We found that BTN3A2 was significantly associated with MDD across many brain regions. BTN3A2, which encodes a member of the immunoglobulin superfamily, resides in the juxta-telomeric region (class I) of MHC35. The BTN3A2 protein may be involved in adaptive immune response36. Previous studies showed that BTN3A2 was a potential risk gene for Alzheimer’s disease, schizophrenia, and intellectual disability37,38,39. A meta-analysis of GWAS found that BTN3A2 was associated with neuroticism40, an important risk factor for MDD41. Overexpression of BTN3A2 suppressed the excitatory synaptic activity onto CA1 pyramidal neurons, most likely through the interaction with the presynaptic adhesion molecule neurexins37,42. Previous research showed that BTN3A2 was expressed in multiple cell types in the brain, including astrocyte, neuron, oligodendrocyte, and microglia43. These findings, together with ours, demonstrated the important role of BTN3A2 in the nervous system and highlighted the potential of this gene as a promising target for the prevention and treatment of MDD.

A previous GWAS of MDD highlighted the importance of the prefrontal brain regions10. In the prefrontal cortex, we found four significant genes, including BTN3A2, C4A, RP1-265C24.5, and CYP21A1P, that were associated with MDD after correction for multiple testing. The gene C4A was significant in seven brain regions and in the analysis using brain-eMeta. C4A localizes to the MHC class III region and encodes the acidic form of complement factor 4. In the mouse brain, C4A gene is mainly expressed in astrocytes and neurons44. C4A is involved in the classical complement activation pathway45 and was reported to be associated with schizophrenia, aging, and Alzheimer’s disease34,46,47. Moreover, genetic variants in BTN3A2 and C4A were in different LD blocks, suggesting that both genes might be independent risk factors for mental disorders such as schizophrenia and MDD37.

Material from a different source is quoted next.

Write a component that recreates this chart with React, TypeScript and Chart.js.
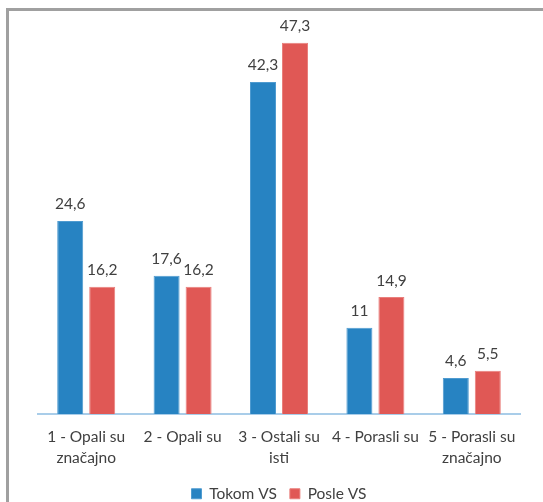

Both MDD and schizophrenia are mental illnesses contributing substantially to the global disease burden. It was reported that depressed patients had a higher risk of developing psychosis. Moreover, even prior to the emergence of psychotic symptoms, patients with a high risk of schizophrenia had a higher risk for developing depressive symptoms48. In consistent with previous findings49, some of the identified genes showing pleiotropic association with MDD were also associated with schizophrenia, such as BTN3A2, BTN3A3, PRSS16, HLA-C, C4A, and HLA-DMA, indicating a potential overlapped mechanism between schizophrenia and MDD.

Our study has some limitations. The number of probes used in our SMR analysis was limited for some brain regions (Table 1), and we may have missed some important genes. The HEIDI test was significant for some of the identified genes, indicating the possibility of horizontal pleiotropy (Supplementary Tables S1 and S3), i.e., the identified association might be due to two distinct genetic variants in high linkage disequilibrium with each other. In addition, we only included study participants of European ethnicity, and our findings might not be generalized to other ethnicities. More studies are needed to validate our findings in independent populations. We adopted correction for multiple testing to reduce the false-positive rate; however, we may have missed important genes. Due to a lack of individual eQTL data, we could not quantify the changes in gene expression in subjects with MDD in comparison with the control.

In conclusion, our SMR analysis revealed that multiple genes showed pleiotropic association with MDD across the brain regions. More studies are needed to explore the underlying physiological mechanisms in the etiology of MDD.